Supes OK Natividad’s trauma center plan

  • January 29, 2014
From the Salinas Californian
 
SALINAS,CA – January 29, 2014

Natividad Medical Center on Tuesday received the final go-ahead from elected officials to begin building Monterey County’s first official trauma center during a meeting that grew testy over a letter sent to supervisors by Salinas Valley Memorial Healthcare System proposing a delay in choosing the trauma site while an affiliation between the two hospitals is considered.

Harry Weis, chief executive officer of NMC, made a number of trips up to the podium to answer questions about the safety-net hospital’s fiscal health as the Monterey County Board of Supervisors deliberated on the matter. At this point in NMC’s fiscal year, which ends June 30, Weis acknowledged the medical center is projected to run between $8 million and $9 million in the red. Currently, the hospital is showing about a $4 million loss.

That, Weis said, is because of heavy investments in equipment and other upgrades to prepare for the launch of the Level II trauma center. He said he plans to fill close to 70 new positions. Those new hires will staff everything from the trauma bay and intensive care unit to medical-surgical and laboratory jobs. The trauma center is slated to open no later than January 2015.

“We will need these additional teams of people ready 24/7 when the trauma center opens,” Weis said after the meeting.

In terms of revenue for NMC, an independent consultant, Bishop and Associates, concluded that a trauma center at NMC would be profitable by millions of dollars.

A letter to the Board of Supervisors from Salinas Valley Memorial Healthcare System suggesting a partnership was interpreted by some audience members as a ploy to delay authorizing NMC to move forward with the trauma center. Weis, who declined to criticize SVMH throughout the meeting, said the letter suggested a type of joint powers authority between the two hospitals, and contained an “implicit request to delay the trauma center action.”
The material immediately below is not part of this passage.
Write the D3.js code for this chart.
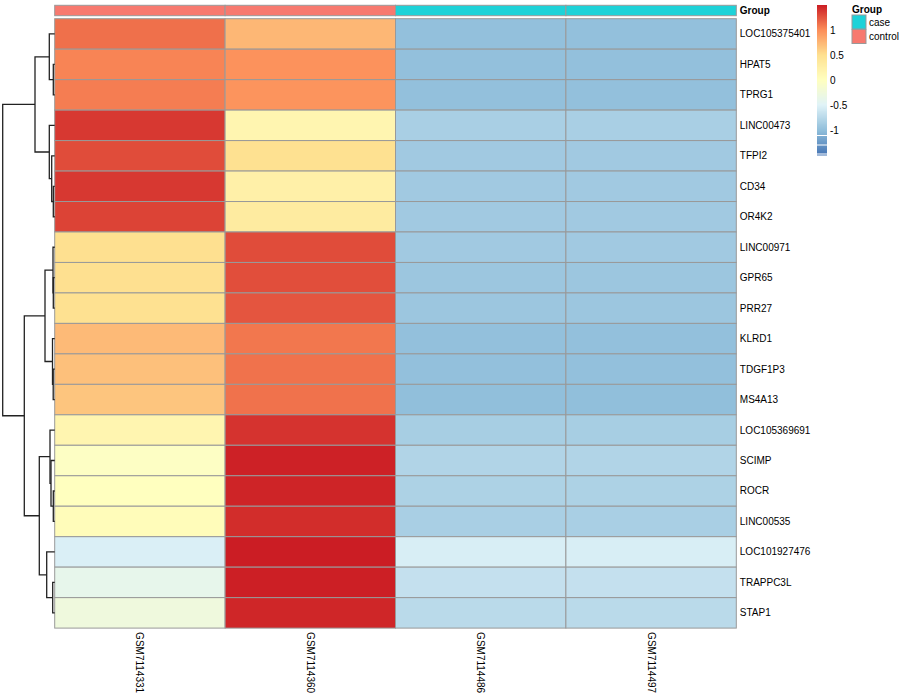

The letter, dated Jan. 23, outlined a partnership in which NMC’s assets would be transferred to the new joint powers authority, Narvaez said. In 2012, SVMH rejected a proposal by the county to affiliate with Natividad at a time when SVMH’s board of directors had put the healthcare system on the market in hopes of finding a buyer. Natividad ended up as the only suitor at that time.

Supporters of NMC came out in full force, defending the hospital and chastising SVMH for its proposal.

At times, speakers became testy with the board. Narvaez told supervisors that if they did anything other than approve the implementation plan for the trauma center, it “would be a failure in your (supervisors’) leadership to put the interests of our community first.”

Another speaker, Manuel Sapien, called on Supervisor Fernando Armenta to have the courtesy to look speakers in the eye when they are at the podium.

Armenta fired back — and later apologized for his tone — that the reason he was looking down was because he had already made seven pages of notes.

“I spent 14 years with Natividad Medical Center and if anyone has any questions about my loyalty to that hospital, and to SVMH and to healthcare in this county, I will hold you up for days talking about it,” he said.

In the end, supervisors voted unanimously, with Supervisor Dave Potter absent, to direct NMC to begin implementation of its trauma center plan. Weis estimates full accreditation will come in January 2015.

He said after the meeting that date is the drop-dead deadline, but he has an internal deadline of opening sooner than that.